Most of the words we are struggling to release from modern use are words that divide. They are words which accomplish and maintain division. There is a reason power structures use them. Divide and conquer. The power-panic we now see in them are the futile attempts of their once-highly effective tactics now failing.
There was not some single moment when a person sat down and decided to begin the political correctness movement. Like most of our modern innovations, it erupted from multiple points around the globe near-simultaneously. It moves at the speed of something which already knows it’s won simply because it began.
We forget that this is an effort. It’s difficult. As most things with greater purpose are. This span of generations in which all those alive now exist are the ones doing the heavy lifting of this permanent change in our civilization.
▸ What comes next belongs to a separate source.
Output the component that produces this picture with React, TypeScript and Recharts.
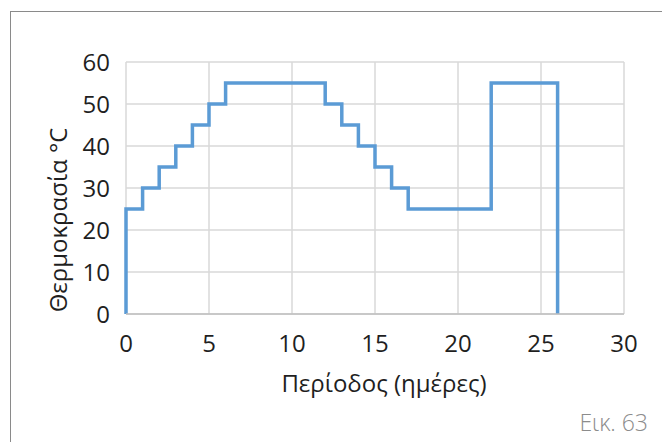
import { LineChart, Line, XAxis, YAxis, CartesianGrid, Label } from "recharts";

// heating programme: day (x) -> temperature setpoint (y), drawn as steps
const days = [0, 0, 1, 2, 3, 4, 5, 6, 12, 13, 14, 15, 16, 17, 22, 26];
const temps = [0, 25, 30, 35, 40, 45, 50, 55, 50, 45, 40, 35, 30, 25, 55, 0];
const xTicks = [0, 5, 10, 15, 20, 25, 30];
const yTicks = [0, 10, 20, 30, 40, 50, 60];

const data = days.map((d, i) => ({ day: d, temp: temps[i] }));

const FONT = "'Open Sans', 'Noto Sans', sans-serif";
const TEXT = "#1f1f1f";
const FS = 24;

export default function App() {
  return (
    <div
      style={{
        position: "absolute",
        left: 0,
        top: 0,
        width: 662,
        height: 442,
        overflow: "hidden",
        background: "#fff",
        fontFamily: FONT,
      }}
    >
      {/* frame, only top and left edge fall inside the picture */}
      <div
        style={{
          position: "absolute",
          left: 10,
          top: 11,
          width: 700,
          height: 500,
          border: "1.5px solid #8a8a8a",
        }}
      />
      <div style={{ position: "absolute", left: 0, top: 0 }}>
        <LineChart
          width={662}
          height={442}
          data={data}
          margin={{ top: 62, right: 38, bottom: 48, left: 0 }}
        >
          <CartesianGrid stroke="#d9d9d9" strokeWidth={1.5} />
          <XAxis
            dataKey="day"
            type="number"
            domain={[0, 30]}
            ticks={xTicks}
            height={80}
            tickLine={false}
            tickSize={0}
            tickMargin={21}
            axisLine={{ stroke: "#bfbfbf", strokeWidth: 1.5 }}
            tick={{ fontSize: FS, fill: TEXT, fontFamily: FONT }}
          >
            <Label
              content={({ viewBox }: any) => {
                const cx = viewBox.x + viewBox.width / 2 + 9;
                const cy = viewBox.y + 78;
                return (
                  <text x={cx} y={cy} textAnchor="middle" fontSize={FS} fill={TEXT} fontFamily={FONT}>
                    Περίοδος (ημέρες)
                  </text>
                );
              }}
            />
          </XAxis>
          <YAxis
            type="number"
            domain={[0, 60]}
            ticks={yTicks}
            width={126}
            tickLine={false}
            tickSize={0}
            tickMargin={16}
            axisLine={false}
            tick={{ fontSize: FS, fill: TEXT, fontFamily: FONT }}
          >
            <Label
              content={({ viewBox }: any) => {
                const cx = viewBox.x + 67;
                const cy = viewBox.y + viewBox.height / 2 + 32;
                return (
                  <text
                    x={cx}
                    y={cy}
                    transform={`rotate(-90 ${cx} ${cy})`}
                    textAnchor="middle"
                    fontSize={FS}
                    fill={TEXT}
                    fontFamily={FONT}
                  >
                    Θερμοκρασία °C
                  </text>
                );
              }}
            />
          </YAxis>
          <Line
            type="stepAfter"
            dataKey="temp"
            stroke="#5b9bd5"
            strokeWidth={3.5}
            dot={false}
            isAnimationActive={false}
          />
        </LineChart>
      </div>
      <div
        style={{
          position: "absolute",
          right: 14,
          top: 406,
          fontSize: 23,
          fontWeight: 300,
          color: "#8c8c8c",
          fontFamily: FONT,
          lineHeight: "32px",
        }}
      >
        Εικ. 63
      </div>
    </div>
  );
}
Getting the tattoo is the most painful part.
It’s easier to remain calm when you know both what and why you are doing something. We like to be included in the decision-making process. We expect transparency and a solid rationale. But we didn’t all attend the meeting. We didn’t all vote. Many didn’t get the memo. Some were blindsided. They resist change for the sake of it. It frightens them. Pray for them.
Even for those who know and understand, it’s a deep strain. We know university will be hard when we decide to attend. We temporarily forget the meaning of the word ‘hard’ as we apply, beg and pray for admittance. We remember quickly enough. But we deliberately endure the gauntlet because we know both what and why.
Know why you are taking the time to be inclusive with your words. Know that you are doing it on purpose. Be strategic. Make it easier on yourself by practicing. By asking. Teach others what you know. Correct others lovingly! Make it happen faster by leaning into it with compassion and determination.
There is no shame in what we are attempting. There is only courage and fatigue. Fear of failure is understandable but phantom. The race has already been won. And there is only one race. It’s human.